CLEVELAND -- After playing the first six seasons of his career with the Minnesota Timberwolves, Kevin Love will play the Wolves as an opponent for the first time as a member of the Cleveland Cavaliers on Tuesday.
Love acknowledged the unique nature of the game following the Cavs' shootaround Tuesday morning, but said that the real test will come when Cleveland travels to play at Minnesota on Jan. 31.
"It always is a different feel, but I told [a reporter] the other day, it will probably be even more different when we head back and play them at Target Center," Love said. "So it's going to be another game tonight."
Wolves coach Flip Saunders said Monday that Minnesota fans will have a hard time forgiving Love for leaving -- even though he was technically traded.
"Minnesota people are pretty loyal. You turn on Minnesota, they don't forgive you," Saunders said. "So I think people probably appreciated him while he was here.

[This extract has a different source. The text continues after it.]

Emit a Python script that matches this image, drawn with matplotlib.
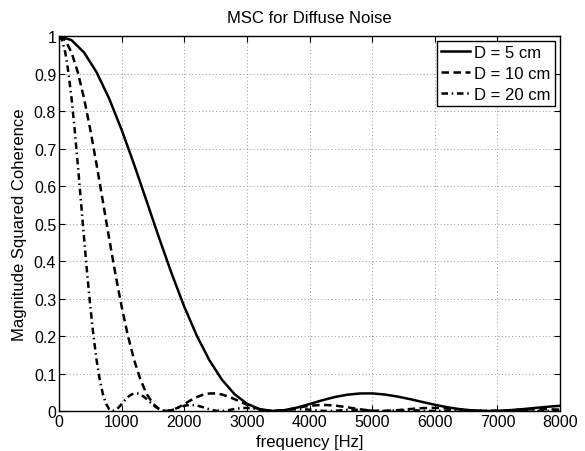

But you leave under the terms that he did, just the way Minnesota people are, they're not pretty forgiving along those lines."
Love did not totally disagree with Saunders' assessment.
"I know when somebody leaves that they more often than not don't want to say good things about him," Love said. "I think that [Saunders] was right in a lot of ways, but at the same time I made a lot of great relationships in the Twin Cities that will carry on throughout my career and post career."
Love was greeted on the court by former teammates Kevin Martin and Gorgui Dieng as the Cavs finished up shootaround at Quicken Loans Arena and the Wolves started theirs.
"I still have a lot of friends on the team, people I keep in touch with," Love said.
Love was a three-time All-Star in Minnesota while also being named the league's most improved player in 2010-11, but the Wolves failed to make the playoffs during his tenure. LeBron James said Love is already making up for his lack of postseason experience.
"I think he's learning every day what it means to go out and have a pressure game every single night when everyone is gunning for you," James said.
And despite Love's averages taking a dip from 26.1 points and 12.5 rebounds in 2013-14 to 16.8 points and 10.5 rebounds this season, James said Love's status in the league hasn't changed.
"He's still a star here," James said. "We all just want to win. That's it. That's all that matters."
Love was traded for two former No. 1 picks -- Andrew Wiggins and Anthony Bennett -- in a three-team deal also including Philadelphia. Love was asked about being inextricably linked to Wiggins for the rest of his career.
"I was traded on draft night, too," Love said, recalling how Memphis took him with the No. 5 pick and flipped him for O.J. Mayo, taken No. 3 by Minnesota. "That's all I really know of being linked to anyone. O.J. Mayo was somebody I played against at USC, somebody who was one of my rivals in high school. A guy I was always fighting for the top spot [against].
"So, here it's a little bit different. Wiggins was obviously drafted here, the No. 1 pick, and I think the Timberwolves got a very good player in him. He has a lot of chance with all the minutes and the guys hurt being able to show what he can do."
Wiggins averaged 15.5 points and 3.5 rebounds in four summer league games for the Cavs but never even made it to training camp with the team, as the Love trade was consummated in late August. Like Love, Wiggins downplayed Tuesday's matchup, calling it "just another game."
James knows all about playing against a former team. His matchups with the Cavs the past four seasons when he was with the Heat became must-see TV. And he'll feel the other side of the experience playing in Miami on Christmas Day.
He said Love is prepared to face the Wolves.
"I think he's ready for it," James said. "I know he's ready for it, for this opportunity. So, I never put too much pressure into it. I know it's great to go back out and compete against your former teammates, your former team. But I never put too much pressure on it."
Wiggins, James said, will face pressure all season being the rookie with perhaps the highest expectations placed upon him since James entered the league in 2003.
"You just got to be ready for it every night," James said. "People know that you're the No. 1 pick and they want to see how they can stack up against you or if you belong here. For me, I knew I could play the game of basketball. I knew I could play it because I could think it, as well. I just went out and played my game as a rookie and just went out and did the things I always learned and was taught as a young guy."